Charlie Harrison

Personal information
- Full name: Charles Edwin Harrison
- Date of birth: Q3 1861
- Place of birth: Newton Heath, England
- Position: Goalkeeper

Senior career*
- Years: Team / Apps / (Gls)
- 1886–1888: Newton Heath
- 1888–1890: Bolton Wanderers / 24 / (0)

= Charlie Harrison (footballer, born 1861) =

English footballer

Charles Edwin Harrison (born Q3 1861) was an English footballer who played in the Football League for Bolton Wanderers.

Charlie Harrison' first club was his local club, Newton Heath, at that time a non-League club based on railway works. He signed in 1886 and left Newton Heath after two seasons and joined Bolton Wanderers.

==1888-1889==
Charlie Harrison, playing as goalkeeper, made his League and club debut on 8 September 1888, at Pike's Lane, the then home of Bolton Wanderers. The visitors were Derby County who won the match 6–3. Charlie Harrison appeared in 19 of the 22 League matches Bolton Wanderers played in season 1888–89. Charlie Harrison, as goalkeeper, was part of a Bolton Wanderers defence that kept one clean sheet and kept the opposition to one League goal in a match on four occasions.

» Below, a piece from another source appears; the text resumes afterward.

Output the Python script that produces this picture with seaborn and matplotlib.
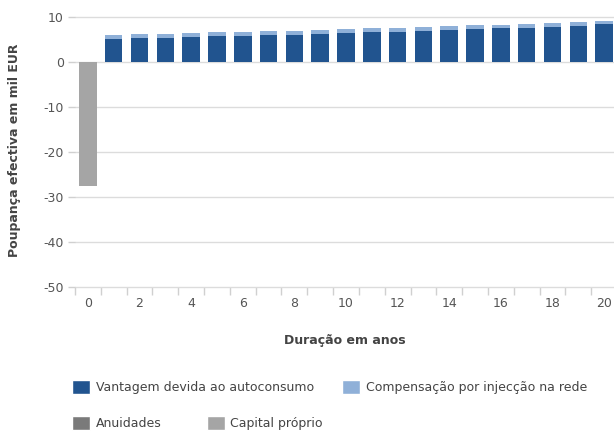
import matplotlib
matplotlib.use("Agg")
import matplotlib.pyplot as plt
import seaborn as sns
import pandas as pd
import numpy as np
from matplotlib.patches import Patch
from matplotlib.ticker import MultipleLocator, FixedLocator

years = list(range(21))
vantagem = [0, 5.1, 5.3, 5.4, 5.55, 5.7, 5.8, 5.95, 6.1, 6.3, 6.45, 6.6, 6.75, 6.9, 7.1, 7.3, 7.5, 7.65, 7.85, 8.1, 8.35]
compensacao = [0, 0.9, 0.9, 0.9, 0.9, 0.9, 0.9, 0.9, 0.9, 0.85, 0.85, 0.85, 0.85, 0.85, 0.85, 0.85, 0.8, 0.8, 0.8, 0.75, 0.7]
anuidades = [0] * 21
capital = [-27.5] + [0] * 20

series_names = ["Vantagem devida ao autoconsumo", "Compensação por injecção na rede", "Anuidades", "Capital próprio"]
colors = ["#21548f", "#8fb0d8", "#7a7a7a", "#a5a5a5"]

df = pd.DataFrame({
    "ano": years,
    "vantagem": vantagem,
    "compensacao": compensacao,
    "capital": capital,
})
df["total"] = df["vantagem"] + df["compensacao"]

sns.set_style("white")
plt.rcParams["font.family"] = ["DejaVu Sans"]
plt.rcParams["axes.unicode_minus"] = False

fig = plt.figure(figsize=(6.14, 4.32), dpi=100)
W, H = 614, 432
ax = fig.add_axes([75 / W, 1 - 287 / H, (617 - 75) / W, (287 - 17) / H])

bw = 0.68
sns.barplot(data=df, x="ano", y="total", color=colors[1], width=bw, ax=ax,
            saturation=1, errorbar=None, edgecolor="none", linewidth=0)
sns.barplot(data=df, x="ano", y="vantagem", color=colors[0], width=bw, ax=ax,
            saturation=1, errorbar=None, edgecolor="none", linewidth=0)
sns.barplot(data=df, x="ano", y="capital", color=colors[3], width=bw, ax=ax,
            saturation=1, errorbar=None, edgecolor="none", linewidth=0)

ax.set_xlim(-0.5, 20.5)
ax.set_ylim(-50, 10)
ax.yaxis.set_major_locator(MultipleLocator(10))
ax.set_axisbelow(True)
ax.grid(axis="y", color="#dcdcdc", linewidth=1)
for gl in ax.get_ygridlines():
    gl.set_clip_on(False)
for s in ax.spines.values():
    s.set_visible(False)

ax.xaxis.set_major_locator(FixedLocator(list(range(0, 21, 2))))
ax.set_xticklabels([str(y) for y in range(0, 21, 2)])
ax.xaxis.set_minor_locator(FixedLocator([i + 0.5 for i in range(-1, 21)]))
ax.tick_params(axis="x", which="both", bottom=True)
ax.tick_params(axis="y", which="both", left=True)
ax.tick_params(axis="x", which="major", length=0, pad=7, labelsize=9, labelcolor="#555555")
ax.tick_params(axis="x", which="minor", length=6, color="#d0d0d0", width=1)
ax.tick_params(axis="y", which="major", length=5, color="#d0d0d0", width=1, pad=3,
               labelsize=9, labelcolor="#555555")

ax.set_xlabel("Duração em anos", fontsize=9, fontweight="bold", color="#444444")
ax.set_ylabel("Poupança efectiva em mil EUR", fontsize=9, fontweight="bold", color="#444444")
ax.xaxis.set_label_coords((345 - 75) / (617 - 75), -(334 - 287) / (287 - 17), transform=ax.transAxes)
ax.yaxis.set_label_coords((21 - 75) / (617 - 75), (287 - 150) / (287 - 17), transform=ax.transAxes)

h1 = [Patch(facecolor=colors[0]), Patch(facecolor=colors[1])]
h2 = [Patch(facecolor=colors[2]), Patch(facecolor=colors[3])]
kw = dict(frameon=False, fontsize=9, handlelength=1.45, handleheight=1.45,
          handletextpad=0.45, borderaxespad=0, borderpad=0, ncol=2, loc="center left",
          labelcolor="#444444")
fig.legend(h1, series_names[:2], bbox_to_anchor=(72 / W, 1 - 387 / H), columnspacing=2.25, **kw)
fig.legend(h2, series_names[2:], bbox_to_anchor=(72 / W, 1 - 423 / H), columnspacing=3.6, **kw)

fig.savefig("out.png", dpi=100)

The following year, 1889, Charlie Harrison played only five more League matches for Bolton Wanderers and then he left and returned to Newton Heath. He played 24 League matches for Bolton Wanderers in total. Newton Heath, when Harrison returned, were now members of the new formed Football Alliance League. Newton Heath finished eighth in that first season, 1889–1890. It is not recorded when Harrison retired or, when he died.